Business defines the KPIs.
But KPIs are meaningless unless the process captures the data required to measure them—completely and automatically.
This is where Data Architects and Solution Architects must co-create.
Together, they ensure:
- KPI-critical fields are captured
- IDs and timestamps follow standards
- Events reflect real process transitions
- Exceptions and retries are always logged
- Metadata supports traceability
- Data granularity matches measurement logic
- No manual “data fixing” is required later
Automation means zero manual data.
If humans must fill gaps, the architecture has failed.
Measurability must be designed from day one—not retrofitted.
Upstream Co-Creation: The Only Reliable Model
When Data Architects work upstream with Solution Architects:
- Processes become self-measuring
- Data becomes complete by default
- KPIs reflect operational truth
- ETL becomes simpler and lighter
- Reconciliation virtually disappears
- Dashboards stop contradicting systems
Co-creation isn’t a luxury.
It is the foundation of accurate, trustworthy data.
Architect Data Flow — Not Just Data Models
A Data Architect must design how data moves, not just how it is modelled.
This includes:
- Upstream → midstream → downstream flow
- Integration contracts
- Transformations and timing
- SLA and latency behaviour
- Dependencies and possible bottlenecks
- Duplication, drift, or divergence
Most failures happen at system boundaries.
Without complete flow visibility, architecture becomes guesswork.

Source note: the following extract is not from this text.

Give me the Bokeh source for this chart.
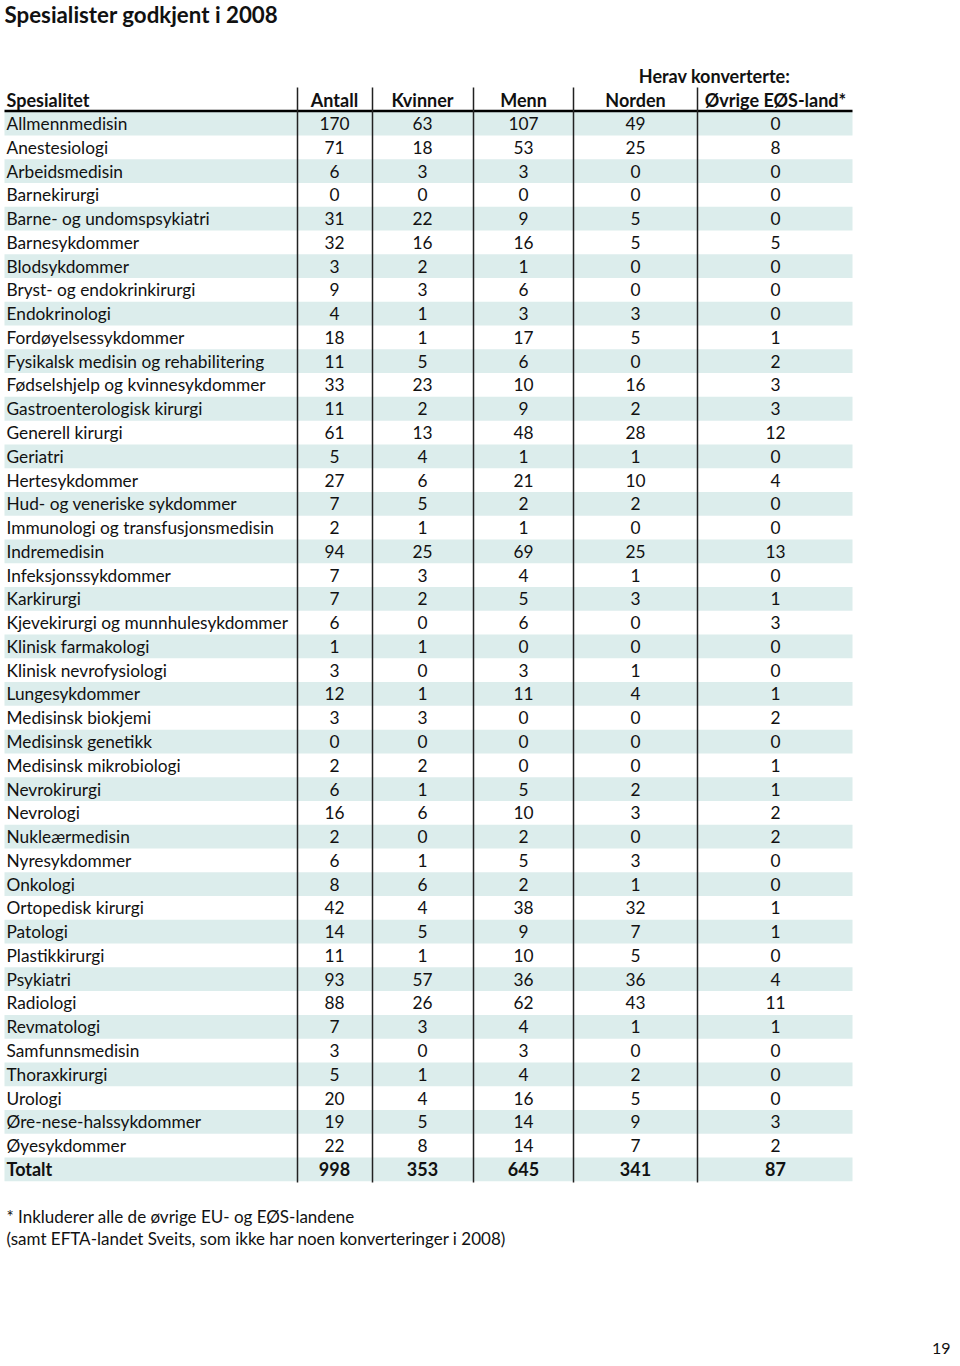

Deadlocks Aren’t Surprises — They’re Design Flaws
Batch collisions, queue backlogs, partial loads, API mismatches—these aren’t random.
They’re architectural failures.
A modern Data Architect designs resilience through:
- Idempotent ingestion
- Replay-safe patterns
- Versioned schemas
- CDC for reliable change capture
- Buffering/backpressure strategies
- Clear SLAs between systems
Resilience is engineered, not rescued.
Data Completeness: The Non-Negotiable Baseline
Completeness is the root of trust.
It must be designed into the process—not patched in ETL.
A Data Architect ensures:
- Mandatory fields are always present
- State transitions are fully recorded
- Time logic is consistent
- Exceptions never disappear
- Metadata supports auditability
- Reference data stays aligned
Incomplete data creates chaos.
Complete data creates confidence.
Lifecycle Architecture: Hot, Warm, Cold — and Retire the Rest
Most organizations keep everything in expensive storage.
A Data Architect enforces data lifecycle:
- Hot — frequently queried
- Warm — recent historical
- Cold — rarely accessed
- Archived — long-term compliance
Lifecycle thinking improves performance and controls cost.
Why Data Architects Stay Downstream
If upstream design solves so much, why isn’t it standard?
Because the barriers are cultural:
- Inertia: “We’ve always done it this way.”
- Leadership blind spots: Assuming data problems belong to BI.
- Territory protection: Solution Architects fear delays.
- Role minimization: Data Architects accept a warehouse-only identity.
They’re not downstream due to lack of value—
they’re downstream because the organization hasn’t recognized the cost.
Conclusion: Expand the Role or Accept Endless Data Pain
A Data Architect must:
- Understand source systems deeply
- Co-create with Solution Architects
- Drive KPI-first design
- Ensure complete data capture
- Own end-to-end data flow
- Prevent deadlocks
- Govern lifecycle and archival
A Data Architect is not a schema designer.
They are the architect of enterprise truth.
And it’s time their role finally reflected that.